“He’s a Winner”
By Steven Pressfield | Published: January 1, 2014
At the gym where I work out, there’s a program called Pro Camp that specializes in training professional athletes. They train basketball players, football players, hockey players, track athletes. And they train high school and college athletes whose ambition is to make it to the pros.I was standing with the chief of Pro Camp, T.R. Goodman, watching a 15-year-old high school football player go through his workout. “He’s a winner,” T.R. said.
I was immediately curious. I asked T.R. what he meant. What qualities did he see in this young boy that marked him as an athlete with a future?

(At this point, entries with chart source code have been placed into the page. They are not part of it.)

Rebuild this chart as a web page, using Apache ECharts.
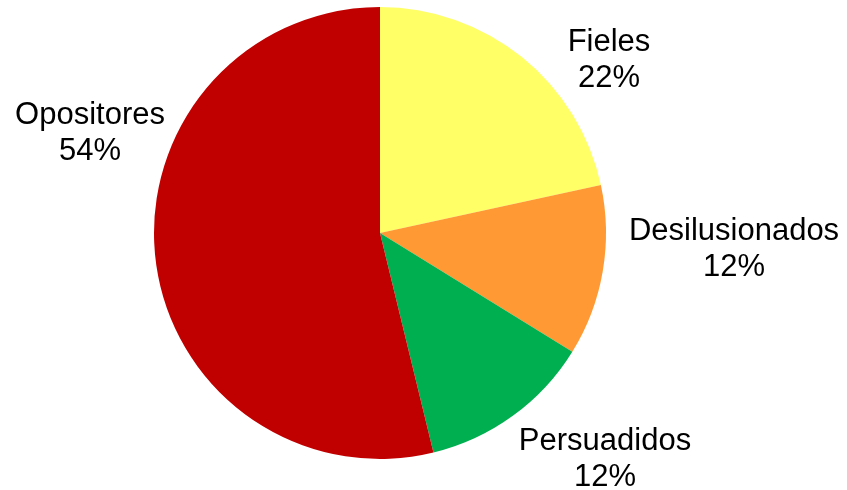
<!DOCTYPE html>
<html>
<head>
<meta charset="utf-8">
<script src="https://cdn.jsdelivr.net/npm/echarts@6/dist/echarts.min.js"></script>
<style>html,body{margin:0;padding:0;background:#fff}#c{width:847px;height:490px}</style>
</head>
<body>
<div id="c"></div>
<script>
const categories = ['Fieles', 'Desilusionados', 'Persuadidos', 'Opositores'];
const values = [21.6, 12.2, 12.4, 53.8];
const colors = ['#FFFF66', '#FF9933', '#00B050', '#C00000'];
const labelPos = [[609, 60], [734, 249], [605, 459], [90, 133]];

const chart = echarts.init(document.getElementById('c'), null, {renderer: 'canvas'});
chart.setOption({
  animation: false,
  series: [{
    type: 'pie',
    center: [380, 233],
    radius: [0, 226],
    startAngle: 90,
    clockwise: true,
    data: categories.map((n, i) => ({name: n, value: values[i], itemStyle: {color: colors[i]}})),
    itemStyle: {borderWidth: 0},
    emphasis: {disabled: true},
    label: {
      show: true,
      position: 'outside',
      overflow: 'none',
      formatter: p => p.name + '\n' + Math.round(p.percent) + '%',
      fontFamily: 'Liberation Sans, Arial, sans-serif',
      fontSize: 31,
      lineHeight: 36,
      color: '#000',
      align: 'center'
    },
    labelLine: {show: false},
    labelLayout: p => ({x: labelPos[p.dataIndex][0], y: labelPos[p.dataIndex][1], align: 'center', verticalAlign: 'middle'})
  }]
});
</script>
</body>
</html>
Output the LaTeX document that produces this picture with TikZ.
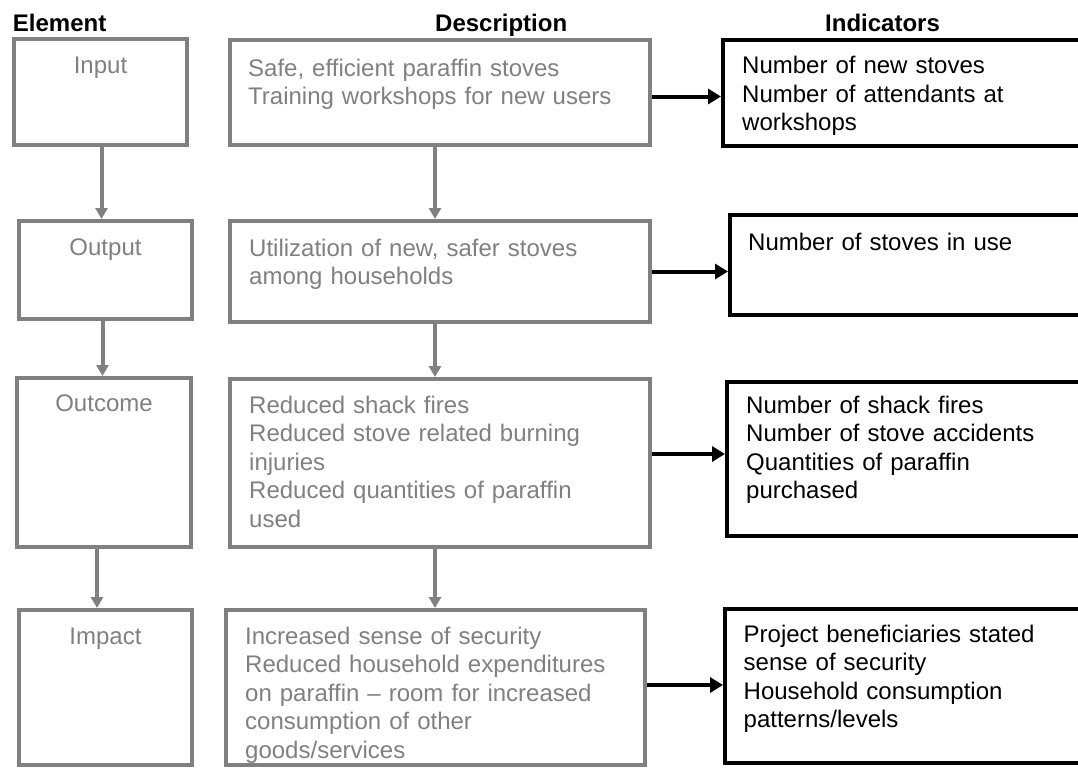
\documentclass[tikz,border=0pt]{standalone}
\usepackage{fontspec}
\setmainfont{Liberation Sans}
\usetikzlibrary{arrows.meta}
\definecolor{framegrey}{RGB}{128,128,128}

\begin{document}
\begin{tikzpicture}[x=1pt,y=-1pt,
  gbox/.style={draw=framegrey, line width=4pt, rectangle, inner sep=0pt},
  kbox/.style={draw=black, line width=4pt, rectangle, inner sep=0pt},
  body/.style={inner sep=0pt, text width=420pt, align=left,
               font=\fontsize{24pt}{28.5pt}\selectfont, anchor=base west},
  gtext/.style={body, text=framegrey},
  ktext/.style={body, text=black},
  elabel/.style={inner sep=0pt, anchor=base, text=framegrey,
                 font=\fontsize{24pt}{28.5pt}\selectfont},
  head/.style={inner sep=0pt, anchor=base west,
               font=\fontsize{24pt}{28.5pt}\selectfont\bfseries},
  garrow/.style={draw=framegrey, line width=4pt, -{Triangle[length=11pt,width=12pt]}},
  karrow/.style={draw=black, line width=4pt, -{Triangle[length=13pt,width=15pt]}},
]
\useasboundingbox (0,0) rectangle (1078,768);
\clip (0,0) rectangle (1078,768);

% column headings
\node[head] (hel)  at (12.7,31.7) {Element};
\node[head] (hdes) at (435,31.7)  {Description};
\node[head] (hind) at (825,31.7)  {Indicators};

% element column
\node[gbox, minimum width=173pt, minimum height=106pt] (E1) at (100.5,92)   {};
\node[gbox, minimum width=173pt, minimum height=98pt]  (E2) at (105.5,270)  {};
\node[gbox, minimum width=174pt, minimum height=169pt] (E3) at (104,462.5)  {};
\node[gbox, minimum width=173pt, minimum height=155pt] (E4) at (105.5,687.5){};
\node[elabel] (e1t) at (100.5,74)  {Input};
\node[elabel] (e2t) at (105.5,255) {Output};
\node[elabel] (e3t) at (104,411.7) {Outcome};
\node[elabel] (e4t) at (105.5,644) {Impact};

% description column
\node[gbox, minimum width=420pt, minimum height=105pt] (D1) at (440,92.5)   {};
\node[gbox, minimum width=420pt, minimum height=101pt] (D2) at (440,271.5)  {};
\node[gbox, minimum width=420pt, minimum height=168pt] (D3) at (440,463)    {};
\node[gbox, minimum width=419pt, minimum height=155pt] (D4) at (435.5,687.5){};
\node[gtext] (d1t) at (248,76)  {Safe, efficient paraffin stoves\\Training workshops for new users};
\node[gtext] (d2t) at (249,256) {Utilization of new, safer stoves\\among households};
\node[gtext] (d3t) at (249,413) {Reduced shack fires\\Reduced stove related burning\\injuries\\Reduced quantities of paraffin\\used};
\node[gtext] (d4t) at (245,644) {Increased sense of security\\Reduced household expenditures\\on paraffin – room for increased\\consumption of other\\goods/services};

% indicator column
\node[kbox, minimum width=377pt, minimum height=106pt] (I1) at (911.5,93)  {};
\node[kbox, minimum width=370pt, minimum height=100pt] (I2) at (915,265)   {};
\node[kbox, minimum width=373pt, minimum height=154pt] (I3) at (913.5,459) {};
\node[kbox, minimum width=375pt, minimum height=154pt] (I4) at (912.5,686) {};
\node[ktext] (i1t) at (742,73.5) {Number of new stoves\\Number of attendants at\\workshops};
\node[ktext] (i2t) at (748,250)  {Number of stoves in use};
\node[ktext] (i3t) at (746,413)  {Number of shack fires\\Number of stove accidents\\Quantities of paraffin\\purchased};
\node[ktext] (i4t) at (743.5,642){Project beneficiaries stated\\sense of security\\Household consumption\\patterns/levels};

% vertical links, element column
\coordinate (ea) at ([xshift=1pt]E1.south);
\coordinate (eb) at ([xshift=-3pt]E2.south);
\coordinate (ec) at ([xshift=-7pt]E3.south);
\draw[garrow] (ea) -- (ea |- E2.north);
\draw[garrow] (eb) -- (eb |- E3.north);
\draw[garrow] (ec) -- (ec |- E4.north);

% vertical links, description column
\coordinate (da) at ([xshift=-5pt]D1.south);
\coordinate (db) at ([xshift=-5pt]D2.south);
\coordinate (dc) at ([xshift=-5pt]D3.south);
\draw[garrow] (da) -- (da |- D2.north);
\draw[garrow] (db) -- (db |- D3.north);
\draw[garrow] (dc) -- (dc |- D4.north);

% links to the indicators
\coordinate (ka) at ([yshift=-4pt]D1.east);
\coordinate (kb) at (D2.east);
\coordinate (kc) at ([yshift=9pt]D3.east);
\coordinate (kd) at ([yshift=2.5pt]D4.east);
\draw[karrow] (ka) -- (ka -| I1.west);
\draw[karrow] (kb) -- (kb -| I2.west);
\draw[karrow] (kc) -- (kc -| I3.west);
\draw[karrow] (kd) -- (kd -| I4.west);
\end{tikzpicture}
\end{document}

What is the difference between a pro and a non-pro?
What did T.R. mean by “winner?”
Of course I was thinking about writers. Athletes and writers face the same challenges.
Both—meaning the readers of this blog and the athletes at Pro Camp—are aspiring to be thoroughgoing pros.
1. Focus
2. Coachability
3. Confidence
4. Concentration
5. Self-evaluation
These are all qualities that you and I have control of in our writing and our artistic lives.
We can’t choose how smart or how pretty or how verbal we are. But we can choose what we want and how much we want it. We can choose how hard we’re willing to work to achieve our goals. We can elect to tune out distractions. We can decide how much we’re willing to sacrifice and over how long a period we’re willing to make that sacrifice. We can commit over the long haul and in the face of adversity.
Those capacities are all within our power.